The family’s core unit is Christopher (a.k.a. Quest), his wife, Christine’a, and their teenage daughter, P.J. There is also William, Christine’a’s grown son from another relationship, who is starting his own family, as well as a variety of neighbors and other relatives.

The film runs linearly, but checks in with the Raineys when it wants — often big chunks of time go by, but other sections slow down for important moments. At one point, P.J. experiences a potentially life-altering event, and understandably this draws more of the camera’s attention.

It’s an affirming portrait of everyday living — one day it’s a mother-daughter squabble, the next, everybody is out in the street enjoying some drum bands; it’s a day at work, followed by a night watching TV. These are giving, hard-working people; if they don’t have a lot of money, they do offer time and other social support. (It’s not for nothing that Christine’a is nicknamed “Ma Quest.”) And friends drop by Quest’s basement recording studio, where he hosts “freestyle Fridays,” a space for the neighborhood to congregate and spit some rhymes. But we also see the Raineys and their neighbors struggle in their lives with such headline-grabbing issues as addiction, gun violence, policing and health care. 

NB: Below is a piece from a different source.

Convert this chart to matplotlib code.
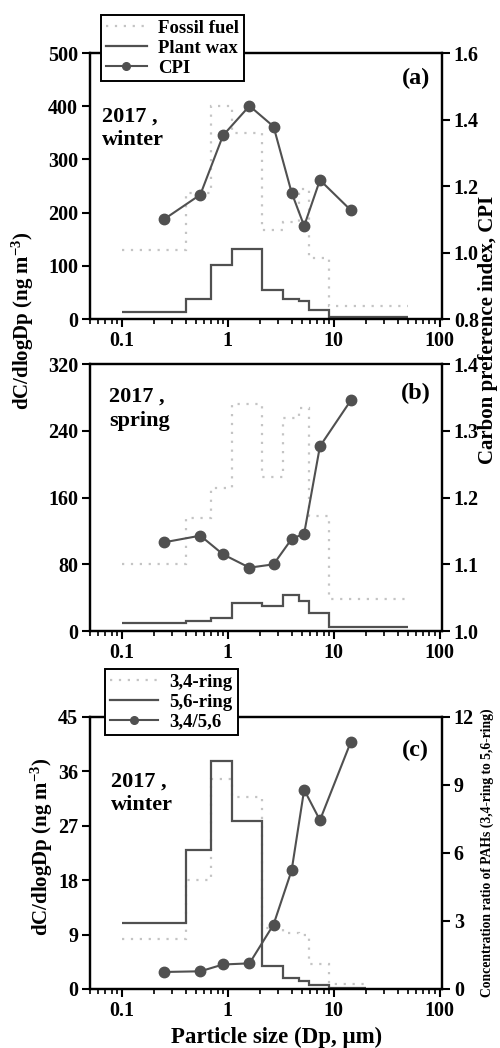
import matplotlib.pyplot as plt
import numpy as np

plt.rcParams['font.family'] = 'Liberation Serif'
plt.rcParams['font.weight'] = 'bold'
plt.rcParams['mathtext.fontset'] = 'custom'
plt.rcParams['mathtext.rm'] = 'Liberation Serif:bold'
plt.rcParams['mathtext.default'] = 'rm'

# size bins (um) and bin midpoints
edges_ab = [0.1, 0.4, 0.7, 1.1, 2.1, 3.3, 4.7, 5.8, 9.0, 50]
edges_c = [0.1, 0.4, 0.7, 1.1, 2.1, 3.3, 4.7, 5.8, 9.0, 20]
mid = [0.25, 0.55, 0.9, 1.6, 2.7, 4.0, 5.25, 7.4, 14.5]

# (a) 2017 winter, n-alkanes
fossil_a = [130, 237, 400, 350, 167, 182, 245, 114, 25]
wax_a = [14, 38, 102, 132, 54, 37, 34, 16, 4]
cpi_a = [1.10, 1.174, 1.352, 1.441, 1.379, 1.18, 1.08, 1.218, 1.127]

# (b) 2017 spring, n-alkanes
fossil_b = [80, 136, 171, 272, 185, 256, 267, 138, 38]
wax_b = [9, 11.5, 16, 34, 30.5, 43, 35.5, 22, 5]
cpi_b = [1.133, 1.143, 1.115, 1.095, 1.100, 1.138, 1.146, 1.277, 1.346]

# (c) 2017 winter, PAHs
ring34 = [8.3, 18, 34.7, 31.7, 10, 9.3, 9.0, 4.2, 0.9]
ring56 = [10.9, 22.9, 37.7, 27.7, 3.8, 1.9, 1.4, 0.6, 0.2]
ratio = [0.75, 0.78, 1.08, 1.13, 2.84, 5.23, 8.78, 7.44, 10.9]

fs = 14.5
dark = '#505050'
light = '#c4c4c4'

fig = plt.figure(figsize=(5, 10.48), dpi=100)

def panel(rect, edges, dotted, solid, pts, ylim, yticks, y2lim, y2ticks, y2labels,
          tag, season, tag_y, txt_pos):
    ax = fig.add_axes(rect)
    ax.set_xscale('log')
    ax.stairs(dotted, edges, baseline=None, color=light, lw=1.6, ls=(0, (1, 3)))
    ax.stairs(solid, edges, baseline=None, color=dark, lw=1.6)
    ax.set_xlim(0.05, 105)
    ax.set_ylim(*ylim)
    ax.set_yticks(yticks)
    ax.set_xticks([0.1, 1, 10, 100])
    ax.set_xticklabels(['0.1', '1', '10', '100'])
    ax.tick_params(axis='both', which='major', direction='out', length=6, width=1.5,
                   labelsize=fs, pad=2.5)
    ax.tick_params(axis='x', which='minor', direction='out', length=3.5, width=1.2)
    for s in ax.spines.values():
        s.set_linewidth(1.6)
    ax2 = ax.twinx()
    ax2.plot(pts[0], pts[1], color=dark, lw=1.5, marker='o', ms=7.5)
    ax2.set_ylim(*y2lim)
    ax2.set_yticks(y2ticks)
    ax2.set_yticklabels(y2labels)
    ax2.tick_params(axis='y', direction='out', length=6, width=1.5, labelsize=fs, pad=2.5)
    for s in ax2.spines.values():
        s.set_linewidth(1.6)
    ax2.text(0.925, tag_y, tag, transform=ax.transAxes, fontsize=fs + 3,
             ha='center', va='center')
    ax2.text(txt_pos[0], txt_pos[1], '2017 ,\n' + season, transform=ax.transAxes,
             fontsize=fs + 1.5, ha='left', va='top', linespacing=1.25)
    return ax, ax2

axa, axa2 = panel([0.18, 0.6956, 0.704, 0.2538], edges_ab, fossil_a, wax_a,
                  (mid, cpi_a), (0, 500), [0, 100, 200, 300, 400, 500],
                  (0.8, 1.6), [0.8, 1.0, 1.2, 1.4, 1.6],
                  ['0.8', '1.0', '1.2', '1.4', '1.6'], '(a)', 'winter', 0.905,
                  (0.035, 0.80))
axb, axb2 = panel([0.18, 0.3979, 0.704, 0.2545], edges_ab, fossil_b, wax_b,
                  (mid, cpi_b), (0, 320), [0, 80, 160, 240, 320],
                  (1.0, 1.4), [1.0, 1.1, 1.2, 1.3, 1.4],
                  ['1.0', '1.1', '1.2', '1.3', '1.4'], '(b)', 'spring', 0.89,
                  (0.055, 0.915))
axc, axc2 = panel([0.18, 0.0563, 0.704, 0.2598], edges_c, ring34, ring56,
                  (mid, ratio), (0, 45), [0, 9, 18, 27, 36, 45],
                  (0, 12), [0, 3, 6, 9, 12],
                  ['0', '3', '6', '9', '12'], '(c)', 'winter', 0.875,
                  (0.06, 0.80))

# legends
h_dot = plt.Line2D([], [], color=light, lw=1.6, ls=(0, (1, 3)))
h_sol = plt.Line2D([], [], color=dark, lw=1.6)
h_pt = plt.Line2D([], [], color=dark, lw=1.5, marker='o', ms=5.5)
leg_kw = dict(loc='upper left', bbox_transform=fig.transFigure, borderaxespad=0,
              fancybox=False, edgecolor='black', framealpha=1, fontsize=13.5,
              handletextpad=0.6, borderpad=0.25, labelspacing=0.15)
lg = axa2.legend([h_dot, h_sol, h_pt], ['Fossil fuel', 'Plant wax', 'CPI'],
                 bbox_to_anchor=(101 / 500, 1 - 15 / 1048), handlelength=2.2, **leg_kw)
lg.get_frame().set_linewidth(1.4)
lg = axc2.legend([h_dot, h_sol, h_pt], ['3,4-ring', '5,6-ring', '3,4/5,6'],
                 bbox_to_anchor=(105 / 500, 1 - 669 / 1048), handlelength=2.6, **leg_kw)
lg.get_frame().set_linewidth(1.4)

# axis titles
fig.text(0.045, 1 - 321 / 1048, 'dC/dlogDp (ng m$^{-3}$)', rotation=90,
         ha='center', va='center', fontsize=15)
fig.text(0.975, 1 - 330 / 1048, 'Carbon preference index, CPI', rotation=90,
         ha='center', va='center', fontsize=15)
fig.text(0.084, 1 - 847 / 1048, 'dC/dlogDp (ng m$^{-3}$)', rotation=90,
         ha='center', va='center', fontsize=15)
fig.text(0.974, 1 - 853 / 1048, 'Concentration ratio of PAHs (3,4-ring to 5,6-ring)',
         rotation=90, ha='center', va='center', fontsize=9.8)
fig.text(277 / 500, 1 - 1037 / 1048, 'Particle size (Dp, \u03bcm)',
         ha='center', va='center', fontsize=16.5)

fig.savefig('out.png', dpi=100)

The Raineys aren’t heroes or particularly notable people, as in most documentaries — they’re just people getting by with resilience, hope and even some defeat. And yet, we rarely see such lives depicted in a straightforward yet affirmative fashion, lives that are no less important than the marquee ones we obsess over. At a neighborhood anti-violence rally, one man notes that there aren’t any politicians or big celebrities marching with them. “Our first role models,” he says, “need to be us.”